-- start DATASET EXCERPT --

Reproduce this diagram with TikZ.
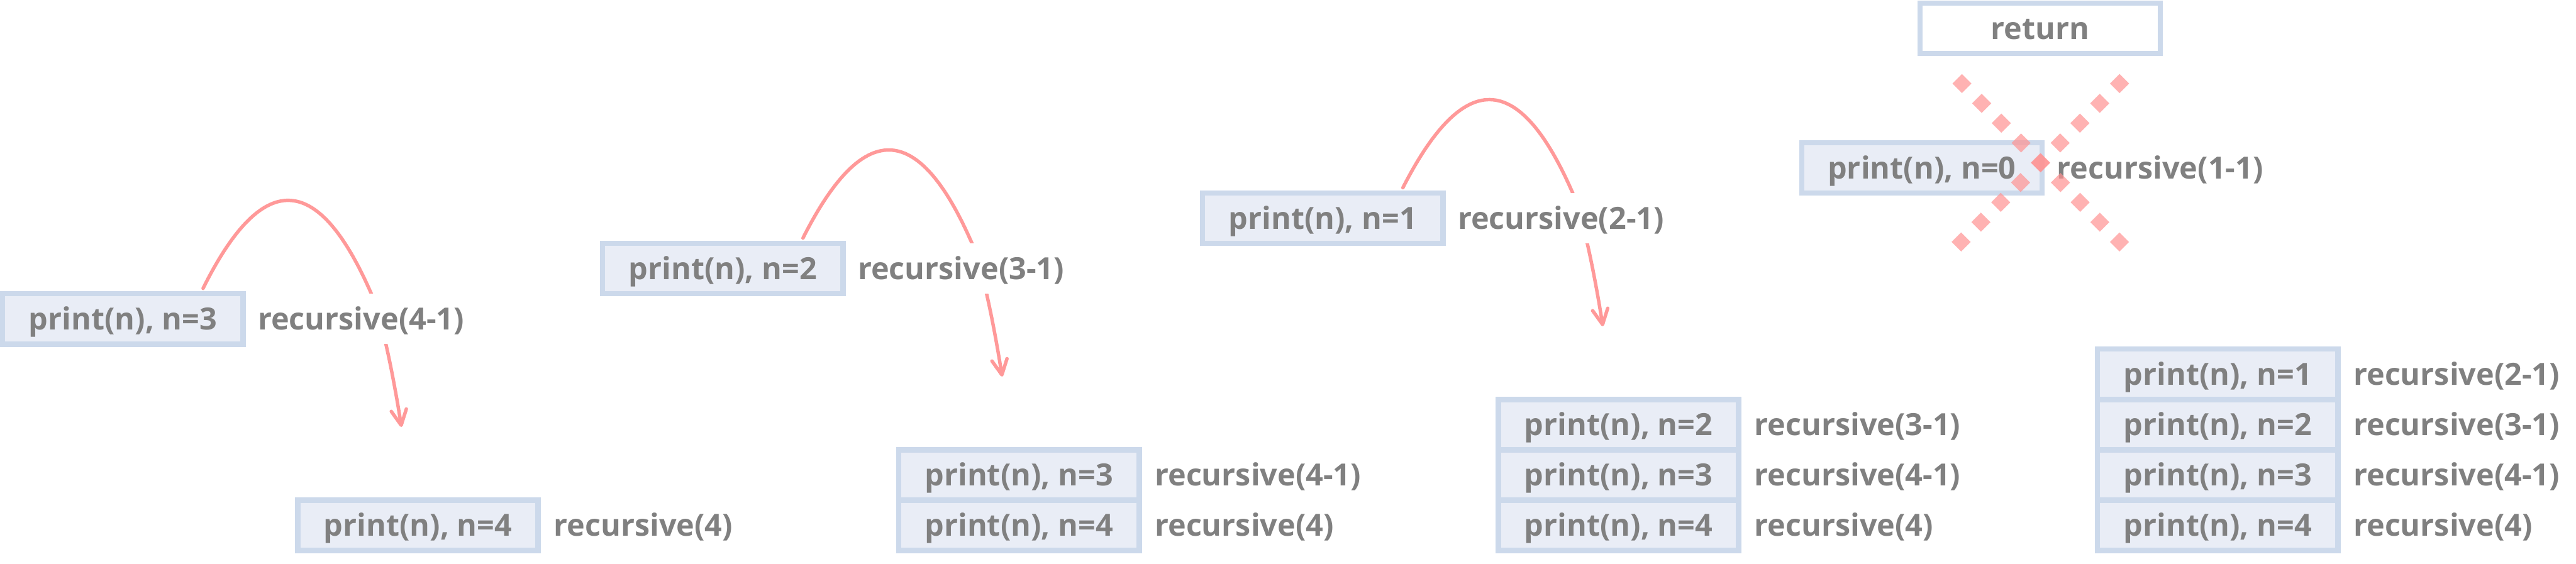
\documentclass[tikz,border=0pt]{standalone}
\usepackage{fontspec}
\setmainfont{Open Sans}
\usetikzlibrary{arrows.meta,backgrounds}
\definecolor{cellfill}{HTML}{E9EDF6}
\definecolor{cellborder}{HTML}{CCD9EB}
\definecolor{txtgray}{HTML}{808080}
\definecolor{arccol}{HTML}{FF9999}
\definecolor{xcol}{HTML}{FF9292}
\begin{document}
\begin{tikzpicture}[x=0.2pt,y=-0.2pt,
  txt/.style={font=\fontsize{16pt}{19pt}\selectfont\bfseries, text=txtgray, text height=12.8pt, text depth=1.4pt},
  cell/.style={txt, draw=cellborder, fill=cellfill, line width=2.8pt, minimum width=126pt, minimum height=26.4pt, inner sep=0pt},
  retbox/.style={cell, fill=white},
  lab/.style={txt, anchor=west, fill=white, inner sep=0pt, minimum height=26.4pt},
  recarrow/.style={draw=arccol, line width=1.8pt, line cap=round, -{Straight Barb[length=8pt,width=8pt,round]}},
  xmark/.style={fill=xcol, fill opacity=0.7}
]
\useasboundingbox (0,0) rectangle (6750,1477);

% ---------- group 1 ----------
\node[cell] (A1) at (322,836) {print(n), n=3};
\node[lab] (LA1) at ([xshift=6.2pt]A1.east) {recursive(4-1)};
\node[cell] (B1a) at (1095,1377) {print(n), n=4};
\node[lab] (LB1a) at ([xshift=6.6pt]B1a.east) {recursive(4)};
\coordinate (t1) at (1052,1119);

% ---------- group 2 ----------
\node[cell] (A2) at (1894,704) {print(n), n=2};
\node[lab] (LA2) at ([xshift=6.2pt]A2.east) {recursive(3-1)};
\node[cell] (B2a) at (2670,1377) {print(n), n=4};
\node[cell] (B2b) at (2670,1245) {print(n), n=3};
\node[lab] (LB2a) at ([xshift=6.6pt]B2a.east) {recursive(4)};
\node[lab] (LB2b) at ([xshift=6.6pt]B2b.east) {recursive(4-1)};
\coordinate (t2) at (2626,987);

% ---------- group 3 ----------
\node[cell] (A3) at (3466,572) {print(n), n=1};
\node[lab] (LA3) at ([xshift=6.2pt]A3.east) {recursive(2-1)};
\node[cell] (B3a) at (4241,1377) {print(n), n=4};
\node[cell] (B3b) at (4241,1245) {print(n), n=3};
\node[cell] (B3c) at (4241,1113) {print(n), n=2};
\node[lab] (LB3a) at ([xshift=6.6pt]B3a.east) {recursive(4)};
\node[lab] (LB3b) at ([xshift=6.6pt]B3b.east) {recursive(4-1)};
\node[lab] (LB3c) at ([xshift=6.6pt]B3c.east) {recursive(3-1)};
\coordinate (t3) at (4200,855);

% ---------- group 4 ----------
\node[retbox] (R) at (5346,74) {return};
\node[cell] (A4) at (5036,440) {print(n), n=0};
\node[lab] (LA4) at ([xshift=6.2pt]A4.east) {recursive(1-1)};
\node[cell] (B4a) at (5811,1377) {print(n), n=4};
\node[cell] (B4b) at (5811,1245) {print(n), n=3};
\node[cell] (B4c) at (5811,1113) {print(n), n=2};
\node[cell] (B4d) at (5811,981) {print(n), n=1};
\node[lab] (LB4a) at ([xshift=6.6pt]B4a.east) {recursive(4)};
\node[lab] (LB4b) at ([xshift=6.6pt]B4b.east) {recursive(4-1)};
\node[lab] (LB4c) at ([xshift=6.6pt]B4c.east) {recursive(3-1)};
\node[lab] (LB4d) at ([xshift=6.6pt]B4d.east) {recursive(2-1)};

% ---------- recursion arcs (behind the labels) ----------
\begin{pgfonlayer}{background}
\draw[recarrow] ([xshift=106.4pt,yshift=1.4pt]A1.north west)
  .. controls (686,447) and (830,447) .. (970,763)
  .. controls (995,818) and (1025,950) .. (t1);
\draw[recarrow] ([xshift=106.4pt,yshift=1.4pt]A2.north west)
  .. controls (2260,315) and (2404,315) .. (2544,631)
  .. controls (2569,686) and (2599,818) .. (t2);
\draw[recarrow] ([xshift=106.4pt,yshift=1.4pt]A3.north west)
  .. controls (3834,183) and (3978,183) .. (4118,499)
  .. controls (4143,554) and (4173,686) .. (t3);
\end{pgfonlayer}

% ---------- cross over the n=0 frame ----------
\foreach \i in {0,...,8}{
  \fill[xmark] ({5141+51.6*\i},{219+51.9*\i}) ++(0,-25) -- ++(25,25) -- ++(-25,25) -- ++(-25,-25) -- cycle;
  \fill[xmark] ({5554-51.9*\i},{219+51.9*\i}) ++(0,-25) -- ++(25,25) -- ++(-25,25) -- ++(-25,-25) -- cycle;
}
\end{tikzpicture}
\end{document}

-- end DATASET EXCERPT --

SET TASK:
Your task is to restate word for word the lines from the top of the data to the line containing "(t2) at (2626,987);", both ends included, with every picture left out.

FINAL RESULT:
Reproduce this diagram with TikZ.
\documentclass[tikz,border=0pt]{standalone}
\usepackage{fontspec}
\setmainfont{Open Sans}
\usetikzlibrary{arrows.meta,backgrounds}
\definecolor{cellfill}{HTML}{E9EDF6}
\definecolor{cellborder}{HTML}{CCD9EB}
\definecolor{txtgray}{HTML}{808080}
\definecolor{arccol}{HTML}{FF9999}
\definecolor{xcol}{HTML}{FF9292}
\begin{document}
\begin{tikzpicture}[x=0.2pt,y=-0.2pt,
  txt/.style={font=\fontsize{16pt}{19pt}\selectfont\bfseries, text=txtgray, text height=12.8pt, text depth=1.4pt},
  cell/.style={txt, draw=cellborder, fill=cellfill, line width=2.8pt, minimum width=126pt, minimum height=26.4pt, inner sep=0pt},
  retbox/.style={cell, fill=white},
  lab/.style={txt, anchor=west, fill=white, inner sep=0pt, minimum height=26.4pt},
  recarrow/.style={draw=arccol, line width=1.8pt, line cap=round, -{Straight Barb[length=8pt,width=8pt,round]}},
  xmark/.style={fill=xcol, fill opacity=0.7}
]
\useasboundingbox (0,0) rectangle (6750,1477);

% ---------- group 1 ----------
\node[cell] (A1) at (322,836) {print(n), n=3};
\node[lab] (LA1) at ([xshift=6.2pt]A1.east) {recursive(4-1)};
\node[cell] (B1a) at (1095,1377) {print(n), n=4};
\node[lab] (LB1a) at ([xshift=6.6pt]B1a.east) {recursive(4)};
\coordinate (t1) at (1052,1119);

% ---------- group 2 ----------
\node[cell] (A2) at (1894,704) {print(n), n=2};
\node[lab] (LA2) at ([xshift=6.2pt]A2.east) {recursive(3-1)};
\node[cell] (B2a) at (2670,1377) {print(n), n=4};
\node[cell] (B2b) at (2670,1245) {print(n), n=3};
\node[lab] (LB2a) at ([xshift=6.6pt]B2a.east) {recursive(4)};
\node[lab] (LB2b) at ([xshift=6.6pt]B2b.east) {recursive(4-1)};
\coordinate (t2) at (2626,987);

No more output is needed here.